I’ve updated the pedigree charts I posted a few days back.
Although I use an attribution copyleft license (CC-BY-SA), I recognize that expecting attribution for every re-use is a bit unrealistic. Sure, it’s reasonable for the first few generations: most people can name their mother and father, and many can name all 4 grandparents. But expecting them to name all 8 great-grandparents is a little much. Who knows the names of all 16 of their great-great-grandparents, or all 32 great-great-great-grandparents? And so on.

Likewise, I expect people to cite Sita as a source in the first few generations of remixes. I don’t think I need to legally coerce people to name me as the source author, any more than legal coercion is needed for most people to name their parents. Or grandparents; a remixed remix can still cite this source. But a remixed remix of a remixed remix? How much “Sita” is even left at that point?
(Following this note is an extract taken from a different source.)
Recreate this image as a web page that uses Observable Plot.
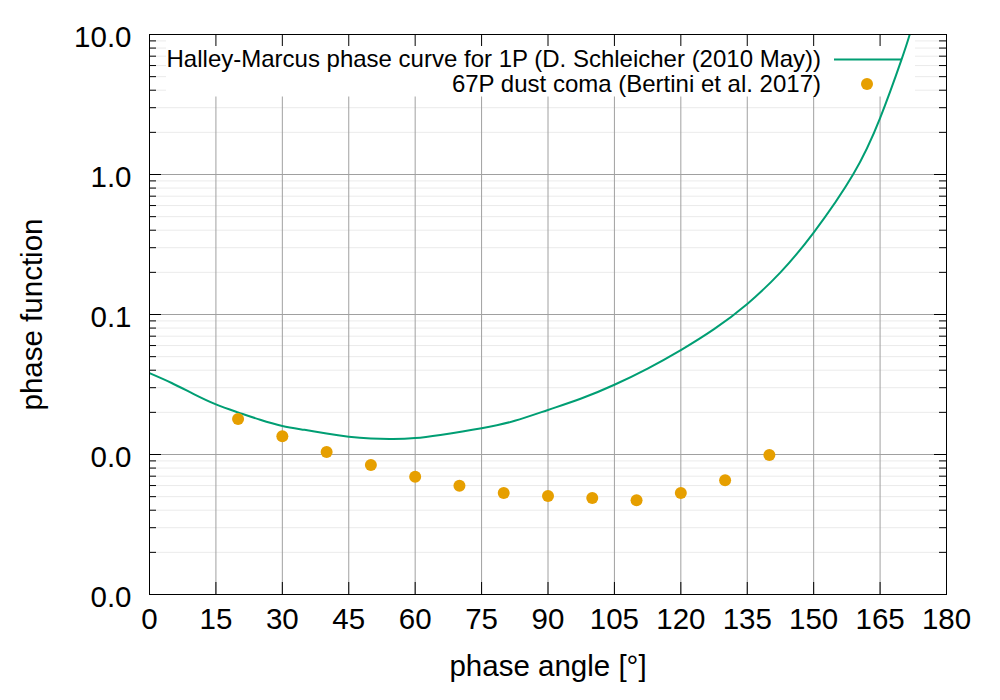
<!DOCTYPE html>
<html><head><meta charset="utf-8">
<script src="https://cdn.jsdelivr.net/npm/d3@7"></script>
<script src="https://cdn.jsdelivr.net/npm/@observablehq/plot@0.6"></script>
<style>
body{margin:0;background:#fff;}
#chart svg{display:block;}
</style></head><body><div id="chart"></div>
<script>
// Halley-Marcus phase curve
const curveAngle = [0,5,10,15,20,25,30,35,40,45,50,55,60,65.7,75,82.5,90,97.5,105,112.5,120,127.5,135,142.5,150,158.9,165,169.8,171.7];
const curveValue = [0.0381,0.0324,0.0270,0.0228,0.0200,0.0177,0.0160,0.0150,0.0141,0.0134,0.0130,0.0129,0.0131,0.0138,0.0154,0.0174,0.0208,0.0251,0.0315,0.0411,0.0557,0.0786,0.119,0.200,0.385,1.0,2.53,6.56,10.0];
// 67P dust coma points
const comaAngle = [20,30,40,50,60,70,80,90,100,110,120,130,140];
const comaValue = [0.0179,0.0135,0.0104,0.0084,0.00693,0.00597,0.0053,0.00505,0.00489,0.00472,0.0053,0.00656,0.00991];
// ticks
const xTicks = [0,15,30,45,60,75,90,105,120,135,150,165,180];
const yTicks = [0.001,0.01,0.1,1,10];
const yTickLabels = ["0.0","0.0","0.1","1.0","10.0"];
const seriesNames = ["Halley-Marcus phase curve for 1P (D. Schleicher (2010 May))","67P dust coma (Bertini et al. 2017)"];
const xLabel = "phase angle [°]";
const yLabel = "phase function";

const W = 1000, H = 700, mL = 149, mR = 54, mT = 34, mB = 106;
const innerW = W - mL - mR, innerH = H - mT - mB;
const FONT = "'Liberation Sans', Arial, Helvetica, sans-serif";
const FS = 29.5;
const GREEN = "#009e73", ORANGE = "#e69f00";

const curve = curveAngle.map((a, i) => ({a, v: curveValue[i]}));
const coma = comaAngle.map((a, i) => ({a, v: comaValue[i]}));
const yLab = yTicks.map((v, i) => ({v, t: yTickLabels[i]}));
const minorY = [];
for (const e of [-3, -2, -1, 0]) for (let k = 2; k <= 9; k++) minorY.push(+(k * Math.pow(10, e)).toPrecision(3));

function legendBox(index, scales, values, dims) {
  const g = d3.create("svg:g");
  g.append("rect")
    .attr("x", dims.marginLeft + 17).attr("y", dims.marginTop + 0.5)
    .attr("width", dims.width - dims.marginLeft - dims.marginRight - 17 - 31)
    .attr("height", 62).attr("fill", "white");
  return g.node();
}
function legendItems(index, scales, values, dims) {
  const g = d3.create("svg:g").attr("font-family", FONT).attr("font-size", 24).attr("fill", "black");
  const right = dims.width - dims.marginRight;
  const tx = right - 125;
  g.append("text").attr("x", tx).attr("y", dims.marginTop + 33).attr("text-anchor", "end").text(seriesNames[0]);
  g.append("line").attr("x1", tx + 13).attr("x2", tx + 80)
    .attr("y1", dims.marginTop + 25.5).attr("y2", dims.marginTop + 25.5)
    .attr("stroke", GREEN).attr("stroke-width", 2);
  g.append("text").attr("x", tx).attr("y", dims.marginTop + 58).attr("text-anchor", "end").text(seriesNames[1]);
  g.append("circle").attr("cx", tx + 46).attr("cy", dims.marginTop + 50).attr("r", 6).attr("fill", ORANGE);
  return g.node();
}

const chart = Plot.plot({
  width: W, height: H,
  marginLeft: mL, marginRight: mR, marginTop: mT, marginBottom: mB,
  style: {fontFamily: FONT, background: "white", color: "black"},
  x: {domain: [0, 180], axis: null},
  y: {type: "log", domain: [0.001, 10], axis: null},
  marks: [
    Plot.ruleY(minorY, {y: d => d, stroke: "#ebebeb"}),
    Plot.ruleY(yTicks.slice(1, -1), {y: d => d, stroke: "#a0a0a0"}),
    Plot.ruleX(xTicks.slice(1, -1), {x: d => d, stroke: "#a0a0a0"}),
    legendBox,
    Plot.line(curve, {x: "a", y: "v", stroke: GREEN, strokeWidth: 2, curve: "natural", clip: true}),
    Plot.dot(coma, {x: "a", y: "v", r: 6, fill: ORANGE, stroke: null}),
    legendItems,
    // tick marks (mirrored on all sides)
    Plot.tickY(yTicks, {y: d => d, insetRight: innerW - 12, stroke: "black"}),
    Plot.tickY(yTicks, {y: d => d, insetLeft: innerW - 12, stroke: "black"}),
    Plot.tickY(minorY, {y: d => d, insetRight: innerW - 7, stroke: "black"}),
    Plot.tickY(minorY, {y: d => d, insetLeft: innerW - 7, stroke: "black"}),
    Plot.tickX(xTicks, {x: d => d, insetTop: innerH - 12, stroke: "black"}),
    Plot.tickX(xTicks, {x: d => d, insetBottom: innerH - 12, stroke: "black"}),
    Plot.frame({stroke: "black"}),
    // tick labels
    Plot.text(xTicks, {x: d => d, text: d => String(d), frameAnchor: "bottom", dy: 34.3, fontSize: FS, fill: "black"}),
    Plot.text(yLab, {y: "v", text: "t", frameAnchor: "left", textAnchor: "end", dx: -18, dy: 2.6, fontSize: FS, fill: "black"}),
    // axis titles
    Plot.text([xLabel], {text: d => d, frameAnchor: "bottom", textAnchor: "middle", dy: 81.6, fontSize: FS, fill: "black"}),
    Plot.text([yLabel], {text: d => d, frameAnchor: "left", textAnchor: "middle", dx: -116.7, rotate: -90, fontSize: FS, fill: "black"})
  ]
});
document.getElementById("chart").appendChild(chart);
</script>
</body></html>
Sure, I’d like to be credited in works containing 1/144th dilutions of Sita, but is that reasonable?
Here the analogy between memes and genes weakens, because memes don’t recombine sexually like genes do. Making Sita’s “memeology” match the biological pedigree chart was awkward; cultural works can have many more than two “parents” for every “child.” I had to omit many of Sita’s other “parents,” like 2-D animation (cut-out animation, Flash, computer science, Fleischer Bros., Eduard Muybridge, etc.), to make the charts match. With all those “parents” mixing willy-nilly into all those “children,” dilution of attribution could happen in even fewer generations.
Take this still from Sita Sings the Blues:

It’s a collage made up of more than 15 disparate elements. Just the pattern in the background is comprised of 3 different traditional textile print designs. The border with the little feet and om symbols is obviously made up of many other elements, combined long before it ever reached my eyes. The tree comes from a reproduction I scanned from a book (lost in the Great Bedbug Infestation of 2008, so I couldn’t find it even if I wanted to); it comes from a painting, which may have been almost identical to many other paintings of its time, depending on whether it was produced in a big workshop. Surely it borrowed techniques from earlier paintings, which were based on earlier paintings….And that’s not even addressing the bits that make up Valmiki and Sita in the foreground, which were taken from more sources than I can recall.
I did “paint” the peacock feather by my own hand, so that’s “original.” Except the idea comes from dozens of paintings of Valmiki transcribing the Ramayana, and calling a peacock feather “original” because it wasn’t collaged in from another image, is just stupid.
My point is, even though attribution is important, it has its limits, which hopefully you can see in the illustrations above.